A new invisibility cloak developed at the Karlsruhe Institute of Technology (KIT) is reportedly able to hide any object that can fit inside a one-inch diameter cylinder. The cloaking device is among the first to rely on common materials like polymers and acrylic paint, and could be used for a practical demonstration of cloaking technology.
Although building a practical invisibility cloak is proving an extremely challenging feat, the principle behind it is quite simple: to make an object invisible, scientists must find a way to let in light rays through one side of the cloak, smoothly guide them around the object to be hidden, and then restore their original direction to show no sign that they were diverted in the first place.
In order to achieve this the first invisibility cloak, like the vast majority of the ones that followed, relied on metamaterials, special man-made composites that can refract light in very unique ways. Unfortunately, most of the cloaks built so far can only hide tiny objects and work on small portions of the visible spectrum – for instance, making objects invisible to red light but not violet light. Ultimately, the cloaks we've seen so far don't work too well in the real world.
Researchers Robert Schittny and colleagues at KIT now say they have managed to build an invisibility cloak that makes use of common materials like polymers, metal and acrylic paint. Although this is not the first cloak built from common materials (we've even seen 3D-printed ones), their cloak can reportedly hide macroscopic objects from sight and, crucially, work well enough that it could be used for practical demonstrations.
The problem of bending light around the object was solved not through refraction, as was the case with metamaterials, but through scattering instead.
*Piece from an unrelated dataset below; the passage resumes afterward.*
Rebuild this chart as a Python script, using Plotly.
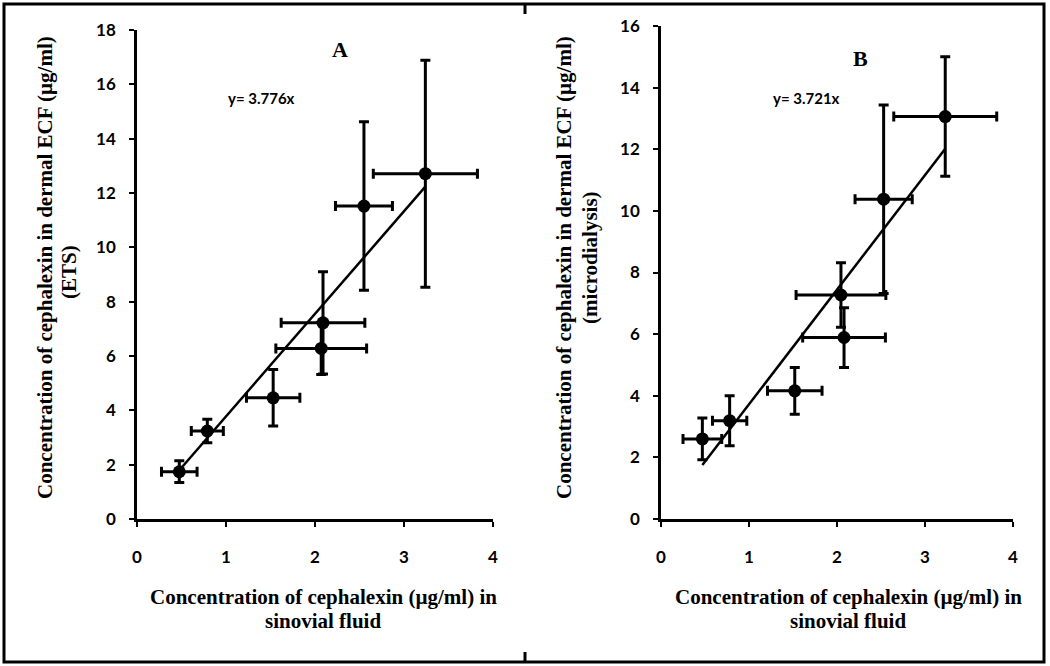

The cloak is made of a block of polydimethylsiloxane, a polymer used for contact lenses and shampoos, with added nanoparticles of titanium dioxide to help it scatter light more effectively. Inside the block is a hollow metal cylinder coated with reflective acrylic paint.
For the cloak to be truly undetectable, light rays must not only come out of the cloak in exactly the same direction they came in, but also travel through the cloak in a curved path (around the hidden object) in the same time it would take them to travel straight through the cloak. Scattering achieves this by first slowing down the speed at which light propagates inside the cloak, to create some margin to work with, and then by speeding it up to make up for the longer path that light needs to travel.
The cloak has been designed in such a way that the average time it takes light to travel through the polymer block will be consistent with the time it takes to travel through the cloak, rendering the object inside the cloak invisible from sight.
While the early applications of invisibility cloaks are likely to be of a military nature, the aim for Schittny and colleagues is more peaceful, as they hope their cloak will be used in classrooms and labs around the world to excite and educate students about physics.
"It is a macroscopic cloak that you can look at with your bare eyes and hold in your hands," says Schittny. "With a reasonably strong flashlight in a not too bright room, it is very easy to demonstrate the cloaking. That means no fancy lab equipment, no microscopes, no post-processing of measurement data. The effect is just there for everyone to see."
The technology was presented last week at this year's Conference on Lasers and Electro-Optics (CLEO) in San José, California.